In 2004 the FTC called for protection against unsolicited telemarketing calls. And while few of us look forward to telemarketing calls, the National Do-Not-Call registry now has more 200 million people signed up. Except for politicians and the non-profits who are exempt, commerce by telemarketing was safely laid to rest. Do-Not-Call was an industry killer – albeit, an industry for which few tears were shed.
In a more nuanced approach in 2003 the FTC introduced the Fair Credit and Reporting Act. In this legislation the FTC made an important distinction between public information and the collection and usage of sensitive data – in this case credit scores. In the ruling sensitive data could be collected and used for permissible purpose under certain guidelines. One of these guidelines included the use of credit data in aggregated form. This benefited commercial efforts to sell financial products to a qualified public without specific households being identified. The other important guideline was that only credit bureaus would be authorized to collect sensitive credit information and they could only broker that information to qualified parties for a permitted purpose.
Privacy concerns have been conflated in many ways over the last couple of years but the bottom line is people do not want to be tracked. Even those of us in the industry recognize that "tracking" is effectively the same thing as "collecting" personal information – and doing so without permission.
If we are ever going to get in front of this issue we must change the conversation from "opt-out" to "opt-in". It is our belief that browsers and consumer accounts should default to a universal opt-out of cookies status except under two conditions:
- Consumers can have a cookie set if they have a first-party relationship with the publisher - defined as either a user login, or a purchase from an online store or merchant.
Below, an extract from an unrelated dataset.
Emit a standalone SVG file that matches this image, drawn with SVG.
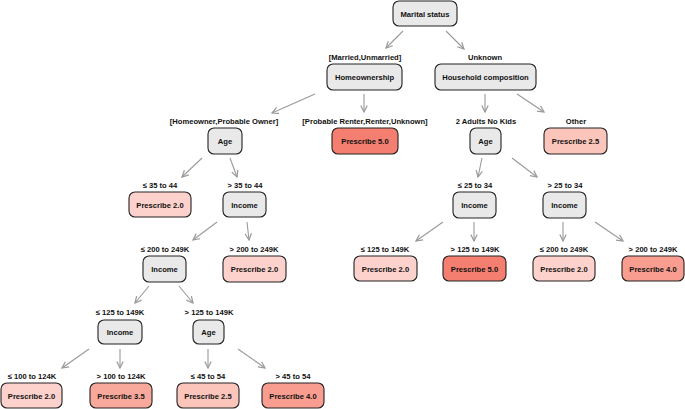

- The user exercises a formal opt-in to a publisher's site when presented with a form.
We believe that regulation of the first-party relationship also support the restriction of personal data being misused.
- Any cookie set by a first-party publisher can only be used by that publisher and cannot be resold to any third party without the express permission of the user at the point of registration. Permission must be formally executed by opting-in through an online form and any cookie resold would be for analytical purposes with the end-product being restricted to "clusters" or "segments" of aggregated cookies with a similar objective and value.